PROMPT: Only the pictures are omitted; repeat all other data exactly.

MATERIAL:
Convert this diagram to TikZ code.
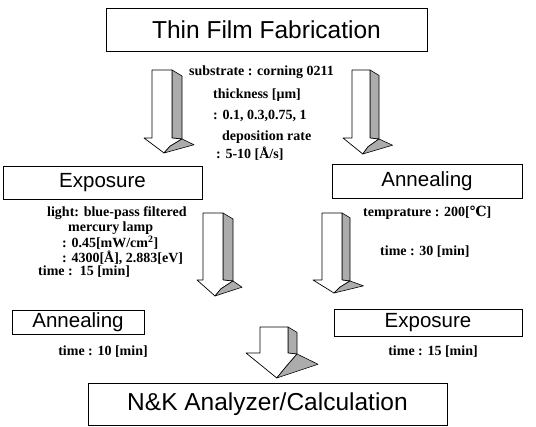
\documentclass[tikz,border=0pt]{standalone}
\usepackage{fontspec}
\setmainfont{Liberation Serif}
\newfontfamily\arialf{Liberation Sans}
\newfontfamily\dvs{DejaVu Serif}
\tikzset{
 box/.style={draw, line width=0.8pt, inner sep=0pt},
 bigt/.style={font=\arialf\fontsize{24.5}{28}\selectfont},
 midt/.style={font=\arialf\fontsize{20.5}{24}\selectfont},
 note/.style={font=\bfseries\fontsize{14}{15}\selectfont, inner sep=0pt},
 shadeface/.style={fill=gray!65, draw, line width=0.6pt, line join=round},
 whiteface/.style={fill=white, draw, line width=0.7pt, line join=round}
}
% x0, top, yL, shaft width, depth, wing, head height
\newcommand{\tdarrow}[7]{%
 \draw[shadeface] ({#1+#4},#2) -- ({#1+#4+#5},{#2+0.6*#5}) -- ({#1+#4+#5},{#3+1}) -- ({#1+#4},#3) -- cycle;
 \draw[whiteface] (#1,#2) -- ({#1+#4},#2) -- ({#1+#4},#3) -- ({#1+#4+#5},{#3+1}) -- ({#1+#4-2},{#3+0.55*#7}) -- ({#1+0.6*#4},{#3+#7}) -- ({#1-#6},#3) -- (#1,#3) -- cycle;
 \draw[shadeface] ({#1+0.6*#4},{#3+#7}) -- ({#1+#4-2},{#3+0.55*#7}) -- ({#1+#4+#5},{#3+1}) -- ({#1+#4+#5+1.5*#6},{#3+0.45*#7}) -- cycle;
}
\begin{document}
\begin{tikzpicture}[x=1pt,y=-1pt]
\useasboundingbox (0,0) rectangle (536,427);
% boxes
\node[box, bigt, minimum width=321pt, minimum height=43pt] (tff) at (266.5,29.5) {Thin Film Fabrication};
\node[box, midt, minimum width=199pt, minimum height=33pt] (exp1) at (102.5,182.5) {Exposure};
\node[box, midt, minimum width=190pt, minimum height=34pt] (ann1) at (427,181) {Annealing};
\node[box, midt, minimum width=132pt, minimum height=24pt] (ann2) at (78,322) {Annealing};
\node[box, midt, minimum width=188pt, minimum height=27pt] (exp2) at (428,322.5) {Exposure};
\node[box, bigt, minimum width=359pt, minimum height=42pt] (nk) at (267.5,404) {N\&K Analyzer/Calculation};
% arrows
\tdarrow{152}{70}{138}{20}{10}{8}{15}
\tdarrow{352}{70}{138}{18}{9}{9}{16}
\tdarrow{203}{213}{280}{20}{10}{6}{16}
\tdarrow{322}{213}{280}{20}{8}{9}{13}
\tdarrow{260}{327}{353}{28}{9}{14}{25}
% notes, top
\node[note, anchor=west] (n1) at (189,72) {substrate : corning 0211};
\node[note, anchor=west] (n2) at (213,95) {thickness [μm]};
\node[note, anchor=west] (n3) at (213,116) {: 0.1, 0.3,0.75, 1};
\node[note, anchor=west] (n4) at (222,137) {deposition rate};
\node[note, anchor=west] (n5) at (216,154) {: 5-10 [Å/s]};
% notes, left
\node[note, anchor=west] (l1) at (47,213) {light: blue-pass filtered};
\node[note, anchor=west] (l2) at (68,228) {mercury lamp};
\node[note, anchor=west] (l3) at (62,243) {: 0.45[mW/cm\textsuperscript{2}]};
\node[note, anchor=west] (l4) at (62,258) {: 4300[Å], 2.883[eV]};
\node[note, anchor=west] (l5) at (38,272) {time :\ \ 15 [min]};
% notes, right
\node[note, anchor=west] (r1) at (363,213) {temprature : 200[{\dvs\bfseries ℃}]};
\node[note, anchor=west] (r2) at (380,252) {time : 30 [min]};
% notes, bottom
\node[note] (b1) at (103,352) {time : 10 [min]};
\node[note] (b2) at (433,352) {time : 15 [min]};
\end{tikzpicture}
\end{document}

OUTPUT BELOW:
Convert this diagram to TikZ code.
\documentclass[tikz,border=0pt]{standalone}
\usepackage{fontspec}
\setmainfont{Liberation Serif}
\newfontfamily\arialf{Liberation Sans}
\newfontfamily\dvs{DejaVu Serif}
\tikzset{
 box/.style={draw, line width=0.8pt, inner sep=0pt},
 bigt/.style={font=\arialf\fontsize{24.5}{28}\selectfont},
 midt/.style={font=\arialf\fontsize{20.5}{24}\selectfont},
 note/.style={font=\bfseries\fontsize{14}{15}\selectfont, inner sep=0pt},
 shadeface/.style={fill=gray!65, draw, line width=0.6pt, line join=round},
 whiteface/.style={fill=white, draw, line width=0.7pt, line join=round}
}
% x0, top, yL, shaft width, depth, wing, head height
\newcommand{\tdarrow}[7]{%
 \draw[shadeface] ({#1+#4},#2) -- ({#1+#4+#5},{#2+0.6*#5}) -- ({#1+#4+#5},{#3+1}) -- ({#1+#4},#3) -- cycle;
 \draw[whiteface] (#1,#2) -- ({#1+#4},#2) -- ({#1+#4},#3) -- ({#1+#4+#5},{#3+1}) -- ({#1+#4-2},{#3+0.55*#7}) -- ({#1+0.6*#4},{#3+#7}) -- ({#1-#6},#3) -- (#1,#3) -- cycle;
 \draw[shadeface] ({#1+0.6*#4},{#3+#7}) -- ({#1+#4-2},{#3+0.55*#7}) -- ({#1+#4+#5},{#3+1}) -- ({#1+#4+#5+1.5*#6},{#3+0.45*#7}) -- cycle;
}
\begin{document}
\begin{tikzpicture}[x=1pt,y=-1pt]
\useasboundingbox (0,0) rectangle (536,427);
% boxes
\node[box, bigt, minimum width=321pt, minimum height=43pt] (tff) at (266.5,29.5) {Thin Film Fabrication};
\node[box, midt, minimum width=199pt, minimum height=33pt] (exp1) at (102.5,182.5) {Exposure};
\node[box, midt, minimum width=190pt, minimum height=34pt] (ann1) at (427,181) {Annealing};
\node[box, midt, minimum width=132pt, minimum height=24pt] (ann2) at (78,322) {Annealing};
\node[box, midt, minimum width=188pt, minimum height=27pt] (exp2) at (428,322.5) {Exposure};
\node[box, bigt, minimum width=359pt, minimum height=42pt] (nk) at (267.5,404) {N\&K Analyzer/Calculation};
% arrows
\tdarrow{152}{70}{138}{20}{10}{8}{15}
\tdarrow{352}{70}{138}{18}{9}{9}{16}
\tdarrow{203}{213}{280}{20}{10}{6}{16}
\tdarrow{322}{213}{280}{20}{8}{9}{13}
\tdarrow{260}{327}{353}{28}{9}{14}{25}
% notes, top
\node[note, anchor=west] (n1) at (189,72) {substrate : corning 0211};
\node[note, anchor=west] (n2) at (213,95) {thickness [μm]};
\node[note, anchor=west] (n3) at (213,116) {: 0.1, 0.3,0.75, 1};
\node[note, anchor=west] (n4) at (222,137) {deposition rate};
\node[note, anchor=west] (n5) at (216,154) {: 5-10 [Å/s]};
% notes, left
\node[note, anchor=west] (l1) at (47,213) {light: blue-pass filtered};
\node[note, anchor=west] (l2) at (68,228) {mercury lamp};
\node[note, anchor=west] (l3) at (62,243) {: 0.45[mW/cm\textsuperscript{2}]};
\node[note, anchor=west] (l4) at (62,258) {: 4300[Å], 2.883[eV]};
\node[note, anchor=west] (l5) at (38,272) {time :\ \ 15 [min]};
% notes, right
\node[note, anchor=west] (r1) at (363,213) {temprature : 200[{\dvs\bfseries ℃}]};
\node[note, anchor=west] (r2) at (380,252) {time : 30 [min]};
% notes, bottom
\node[note] (b1) at (103,352) {time : 10 [min]};
\node[note] (b2) at (433,352) {time : 15 [min]};
\end{tikzpicture}
\end{document}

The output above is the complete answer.